Amiga was a much more serious piece of equipment. It was really cutting-edge at that time, and no other computer of that time could even come close to it (and yes, I had been through all those flame wars with Atari ST and PC owners at that time -- please finally admit it now guys: Amiga was better :) ).This computer opened for me the doors to more multi-media experience and I started experimenting with graphic and music on it. Being part of the worldwide Amiga demoscene was the most awesome experience of them all. It's beyond description, and it is something that I miss the most in nowadays computing. At that time it felt like computer had a soul. Trying to program a better effect, compose more interesting music, or create more sophisticated graphic became my number one challenge for many years. And the countless new friendships I made with extremely smart and brilliant people in the process were a feast to my never ending desire to squeeze every bit of power out of my Amiga. Somewhere along the way I upgraded my Amiga 500 to a 1200 model (and inadvertently moved on to flame wars with Atari Falcon fans), which gave me even more possibilities to exercise my hobby.

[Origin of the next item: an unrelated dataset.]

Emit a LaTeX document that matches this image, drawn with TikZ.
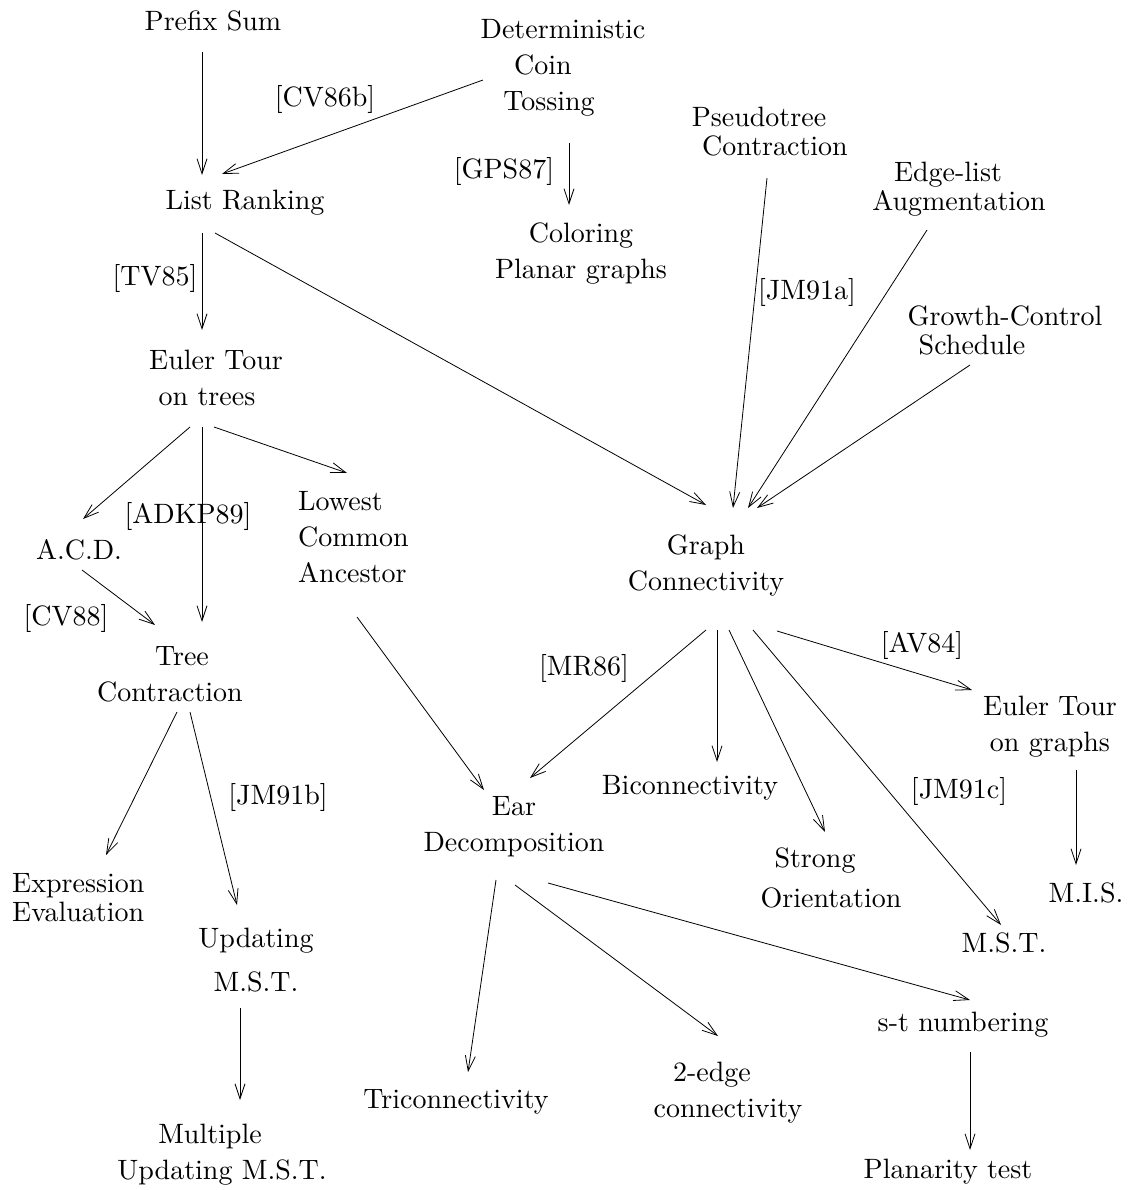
\documentclass[tikz,border=0pt]{standalone}
\usepackage{fontspec}
\setmainfont{lmroman10-regular.otf}
\usetikzlibrary{arrows.meta}
\tikzset{
  lbl/.style={inner sep=0pt, align=center, font=\fontsize{28}{36}\selectfont},
  tight/.style={font=\fontsize{28}{29}\selectfont},
  ref/.style={inner sep=0pt, font=\fontsize{28}{36}\selectfont},
  arr/.style={-{Straight Barb[length=15pt,width=10pt]}, line width=0.8pt}
}
\newcommand{\cn}[4]{\draw[arr] ([shift={(#2)}]#1) -- ([shift={(#4)}]#3);}
\newcommand{\ls}[1]{\hspace*{#1pt}}
\begin{document}
\begin{tikzpicture}[x=1pt,y=-1pt]
\useasboundingbox (0,0) rectangle (1130,1190);
% nodes
\node[lbl] (ps) at (213,21) {Prefix Sum};
\node[lbl] (dct) at (553,68) {\ls{20}Deterministic\\\ls{-20}Coin\\\ls{-8}Tossing};
\node[lbl] (lr) at (245,203) {List Ranking};
\node[lbl] (cpg) at (581,254) {Coloring\\Planar graphs};
\node[lbl,tight] (pc) at (767,132) {\ls{-16}Pseudotree\\\ls{16}Contraction};
\node[lbl,tight] (ela) at (953,189) {\ls{-10}Edge-list\\\ls{12}Augmentation};
\node[lbl,tight] (gcs) at (988,330) {\ls{34}Growth-Control\\\ls{-32}Schedule};
\node[lbl] (et) at (211,378) {\ls{10}Euler Tour\\\ls{-8}on trees};
\node[lbl] (acd) at (79,550) {A.C.D.};
\node[lbl,align=left,anchor=west] (lca) at (298,537) {Lowest\\Common\\Ancestor};
\node[lbl] (gc) at (706,565) {Graph\\Connectivity};
\node[lbl] (tc) at (176,674) {\ls{12}Tree\\\ls{-12}Contraction};
\node[lbl] (etg) at (1050,727) {Euler Tour\\on graphs};
\node[lbl] (bic) at (690,788) {Biconnectivity};
\node[lbl] (ed) at (514,827) {Ear\\Decomposition};
\node[lbl,font=\fontsize{28}{40}\selectfont] (so) at (823,878) {\ls{-16}Strong\\\ls{16}Orientation};
\node[lbl] (mst) at (1004,943) {M.S.T.};
\node[lbl] (mis) at (1086,893) {M.I.S.};
\node[lbl,tight,align=left,anchor=west] (ee) at (12,898) {Expression\\Evaluation};
\node[lbl,font=\fontsize{28}{44}\selectfont] (umst) at (256,960) {Updating\\M.S.T.};
\node[lbl] (mumst) at (216,1155) {\ls{-12}Multiple\\\ls{12}Updating M.S.T.};
\node[lbl] (tri) at (456,1102) {Triconnectivity};
\node[lbl] (tec) at (720,1093) {\ls{-16}2-edge\\\ls{16}connectivity};
\node[lbl] (stn) at (963,1025) {s-t numbering};
\node[lbl] (pt) at (948,1172) {Planarity test};
% reference labels
\node[ref] (r1) at (325,100) {[CV86b]};
\node[ref] (r2) at (504,172) {[GPS87]};
\node[ref] (r3) at (155,278) {[TV85]};
\node[ref] (r4) at (807,292) {[JM91a]};
\node[ref] (r5) at (188,516) {[ADKP89]};
\node[ref] (r6) at (66,618) {[CV88]};
\node[ref] (r7) at (584,668) {[MR86]};
\node[ref] (r8) at (922,645) {[AV84]};
\node[ref] (r9) at (278,797) {[JM91b]};
\node[ref] (r10) at (959,791) {[JM91c]};
% connectors
\cn{ps.center}{-11,31}{lr.center}{-43,-28}
\cn{dct.center}{-70,12}{lr.center}{-23,-29}
\cn{dct.center}{16,75}{cpg.center}{-12,-49}
\cn{lr.center}{-43,30}{et.center}{-9,-48}
\cn{lr.center}{-30,30}{gc.center}{0,-60}
\cn{pc.center}{0,46}{gc.center}{27,-57}
\cn{ela.center}{-26,41}{gc.center}{42,-57}
\cn{gcs.center}{-18,35}{gc.center}{51,-57}
\cn{et.center}{-21,49}{acd.center}{4,-31}
\cn{et.center}{-9,49}{tc.center}{26,-52}
\cn{et.center}{3,49}{lca.west}{49,-64}
\cn{acd.center}{3,20}{tc.center}{-21,-49}
\cn{lca.west}{59,80}{ed.center}{-30,-37}
\cn{tc.center}{1,38}{ee.west}{94,-43}
\cn{tc.center}{14,38}{umst.center}{-19,-55}
\cn{umst.center}{-16,48}{mumst.center}{24,-55}
\cn{gc.center}{0,65}{ed.center}{16,-49}
\cn{gc.center}{11,65}{bic.center}{27,-26}
\cn{gc.center}{23,65}{so.center}{2,-46}
\cn{gc.center}{47,65}{mst.center}{-3,-18}
\cn{gc.center}{71,66}{etg.center}{-78,-37}
\cn{etg.center}{26,43}{mis.center}{-10,-28}
\cn{ed.center}{-18,53}{tri.center}{12,-30}
\cn{ed.center}{1,58}{tec.center}{-2,-57}
\cn{ed.center}{34,56}{stn.center}{7,-25}
\cn{stn.center}{7,27}{pt.center}{22,-22}
\end{tikzpicture}
\end{document}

With time, I started to demand more and more computing power from my machine. Mostly for 3D graphics rendering. Because of all those Commodore's financial problems, the future of Amiga computer started to look bleak, and the only way to go for more power was the PC world. Moreover, that thing called "Internet" started taking my attention, and it turned out that it is much easier accessible from a PC than from Amiga. So the decision had to be made: switch from Amiga to PC. From the time perspective, my Amiga 1200 was the last personal computer I have had. After crossing the gates of PC world, I left behind all that coolness of computing behind me. PC never caught my heart in any way. It has always been just a commodity, ready to have its internals tore apart and upgraded in any way possible. Very convenient, but unable to inspire your imagination as something unique. Since then, I have had so many different PCs that I can't even remember them. These days, discarding my old PC has an emotional impact similar to that of throwing old pair of pants.
PC gave me easy access to the Internet. Back then, in 1996, I was one of the first few private people to have Internet access in my city. Picture this: a 150,000 people city was connected to the Internet via 28 kb link!. I couldn't even use the full potential of my 33600 modem. I remember waiting roughly three minutes for my first website to fully open (and paying per-minute for it).  From there, it was just a matter of time to get interested in Linux and all the network equipments. Network security became my full-time passion and it has been like this ever since. Today I have seven PCs, and even though each of them has probably more computing power than all of Atari 65XE's ever sold combined, I still like to occassionally launch an Atari or Amiga emulator and immerse into some of my favourite games and demos of that time. It brings back memories of times when computers were personal and computing was pure fun.